Today's guest post is from Kelly of A Startup Wife. Kelly is a poignant writer (and aspiring novelist!) and she has become a dear friend. She's also done her fair share of traveling, and it's a treat to have her here on Latte Love today sharing some travel tips. Enjoy!
Confession: I'm a terrible traveler. I get incredibly anxious about everything, from the flight to the being away from home to the worrying about what will happen when I arrive. I get homesick and angsty and terrified of even the smallest things. I spend half my time wanting to just stay in the hotel and see whatever I can of my destination from out the hotel window. (That's enough, right?)
But I'm always happy I've been places after the fact, and, too, my mother's side of the family believes in traveling almost as a virtue, or even almost as a responsibility. It's a way of expanding your worldview, a way of discovery, a way of learning more about the people with whom you share the world. So I try not to avoid it, even though it's my natural inclination.
J's a better traveler than I am: he's good at navigating subways and maps and directions. He doesn't instantly get homesick the way I do. He doesn't make his decisions based on how likely he thinks it is that some freak accident will happen, and he'll die. But, on the other hand, he likes downtime, too--so we make a good match.
In the three years we've been married, J and I have traveled together to Alaska, British Columbia, Kauai, Boston, Connecticut, Dallas, New York, Washington DC, Arizona, Las Vegas, Hong Kong, and Beijing. (Plus a million trips within California!) There's a good chance we'll be going to Barcelona/surrounding countries next spring, and if my brother goes to teach English overseas (most likely somewhere in Asia, prooooobably Seoul) next year, we'll go visit wherever he ends up.

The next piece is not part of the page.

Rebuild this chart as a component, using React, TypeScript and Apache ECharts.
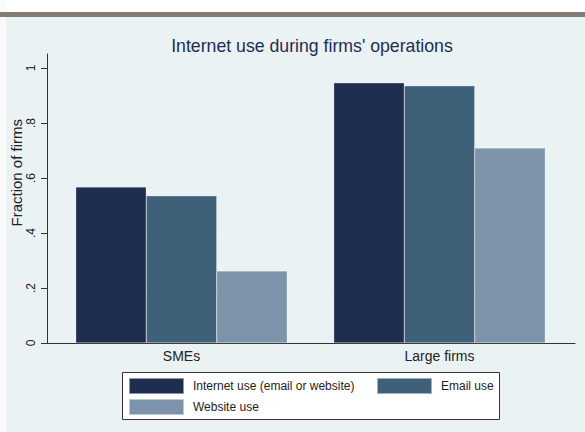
import React, { useEffect, useRef } from "react";
import * as echarts from "echarts";

const categories = ["SMEs", "Large firms"];
const seriesNames = ["Internet use (email or website)", "Email use", "Website use"];
const internetUse = [0.567, 0.946];
const emailUse = [0.535, 0.935];
const websiteUse = [0.262, 0.709];
const yTicks = [0, 0.2, 0.4, 0.6, 0.8, 1];
const colors = ["#1f2d51", "#3e6179", "#7c93a9"];

const fmt = (v: number) => (v === 0 ? "0" : v === 1 ? "1" : String(v).replace(/^0/, ""));

export default function App() {
  const ref = useRef<HTMLDivElement>(null);
  useEffect(() => {
    if (!ref.current) return;
    const chart = echarts.init(ref.current, undefined, { renderer: "svg" });
    const values = [internetUse, emailUse, websiteUse];
    const font = "'Liberation Sans', Arial, sans-serif";
    const catPos = categories.map((_, i) => i);
    chart.setOption({
      animation: false,
      backgroundColor: "#eaf2f3",
      textStyle: { fontFamily: font },
      title: {
        text: "Internet use during firms' operations",
        left: 307,
        textAlign: "center",
        top: 32,
        textStyle: { fontSize: 17.7, fontWeight: "normal", color: "#1e2d53", fontFamily: font },
      },
      graphic: [
        { type: "rect", shape: { x: 0, y: 0, width: 585, height: 12 }, style: { fill: "#ffffff" }, silent: true },
        { type: "rect", shape: { x: 0, y: 0, width: 6, height: 432 }, style: { fill: "#fafcfc" }, silent: true },
        { type: "rect", shape: { x: 0, y: 12, width: 585, height: 5 }, style: { fill: "#847b72" }, silent: true },
        {
          type: "rect",
          shape: { x: 122.5, y: 372.5, width: 377, height: 47 },
          style: { fill: "#ffffff", stroke: "#333333", lineWidth: 1 },
          silent: true,
          z: -1,
        },
        {
          type: "text",
          left: 9,
          top: 119,
          rotation: Math.PI / 2,
          style: {
            text: "Fraction of firms",
            fontSize: 15,
            fill: "#222222",
            fontFamily: font,
          },
          silent: true,
        },
      ],
      legend: seriesNames.map((n, i) => ({
        data: [n],
        left: i === 1 ? 376 : 128,
        top: i === 2 ? 398 : 377,
        itemWidth: 55,
        itemHeight: 16,
        itemGap: 0,
        icon: "rect",
        textStyle: { fontSize: 12, color: "#222222", fontFamily: font, padding: [0, 0, 0, 4] },
        padding: 0,
        selectedMode: false,
        z: 5,
      })),
      grid: { left: 47, top: 54, width: 528, height: 289, containLabel: false },
      xAxis: {
        type: "value",
        min: -0.5213,
        max: 1.5252,
        axisLine: { onZero: false, lineStyle: { color: "#333333", width: 1 } },
        axisTick: { show: false },
        splitLine: { show: false },
        axisLabel: {
          fontSize: 14,
          color: "#222222",
          margin: 6,
          fontFamily: font,
          customValues: catPos,
          formatter: (v: number) => categories[Math.round(v)] ?? "",
        },
      },
      yAxis: {
        type: "value",
        min: 0,
        max: 1.0509,
        interval: 0.2,
        axisLine: { show: true, onZero: false, lineStyle: { color: "#333333", width: 1 } },
        axisTick: { show: true, length: 6, lineStyle: { color: "#333333" }, customValues: yTicks },
        axisLabel: {
          rotate: 90,
          fontSize: 12,
          color: "#222222",
          margin: 10,
          formatter: (v: number) => fmt(Math.round(v * 10) / 10),
          customValues: yTicks,
          fontFamily: font,
        },
        splitLine: { show: true, lineStyle: { color: "#e6eef0", width: 1 } },
      },
      series: seriesNames.map((n, i) => ({
        name: n,
        type: "bar",
        data: values[i].map((v, j) => [catPos[j], v]),
        barWidth: 70.5,
        barGap: "0%",
        itemStyle: { color: colors[i], borderColor: "rgba(255,255,255,0.5)", borderWidth: 0.5 },
      })),
    });
    return () => chart.dispose();
  }, []);
  return (
    <div
      ref={ref}
      style={{ position: "fixed", left: 0, top: 0, width: 585, height: 432 }}
    />
  );
}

Along the way, we've been figuring out things that work for us. These are our biggest five.
1) Balance. This is the biggest, biggest thing for us. Neither of us does particularly well when we're on the go 24/7, so we've learned to schedule in time just to relax. Even if we're just sitting in a hotel and it feels like we're missing out on whatever place we came to see, that down time is crucial for recharging. On the other hand, I hate feeling like I've wasted time, so we also try to push ourselves to go do the type of thing that might sound tiring in the moment but that later, we'll be glad to have done.
2) Connectivity. Which is basically ... a fancy way of saying internet access, haha. We've had so many experiences where we thought we planned ahead, only to discover that something came up last minute and in some places (particularly this one time in Shenzhen, China) and we needed to recalculate but had no way of doing research. It's lame, I guess, but anywhere we go, we plan ahead to make sure we'll be able to connect to the web. That way, we know we can handle pretty much whatever comes up.
3) Priorities. Our families have different travel DNAs, if you will--growing up, J's vacations were mostly lovely beachy type places where his family went to unwind, recharge, and enjoy serenity and beauty. My family was more likely to go educational places where you would spend your time touring museums or learning about the local culture. So we find that J is more apt to want to vacation places like the ones he did growing up, and the same for me. It helps to talk through, beforehand, the kind of things we want to do and figure out what's most important for us to see and do, or people we want to see. (And eat. My priorities are basically always food.)
4) Bargains. We're not exactly making tons of money--it's what happens when you're grad students, which is what we've been for most of our marriage--and so most of our traveling has been made possible because we were able to do it really cheaply. We each flew to Hong Kong for less than six hundred dollars round-trip, for instance. We find bargains by always keeping in the back of our minds what kind of trips we've got on the back burner, and then, if a great deal comes up, we figure out if we can make it happen. Usually, this is in the off season. Or we try to tack on a few days at the end of a work-related trip or something, or we stay with friends and family when possible. (Though we only do this if we're specifically in town to visit said friends and family--I think I'd feel weird just using someone's place as a crash pad.)
5) Just doing it. There are always a million reasons not to travel, but we don't have kids, we don't have a mortgage, we have flexible schedules--this is probably the only time in our lives when we'll have this kind of freedom.
What are your biggest traveling tips?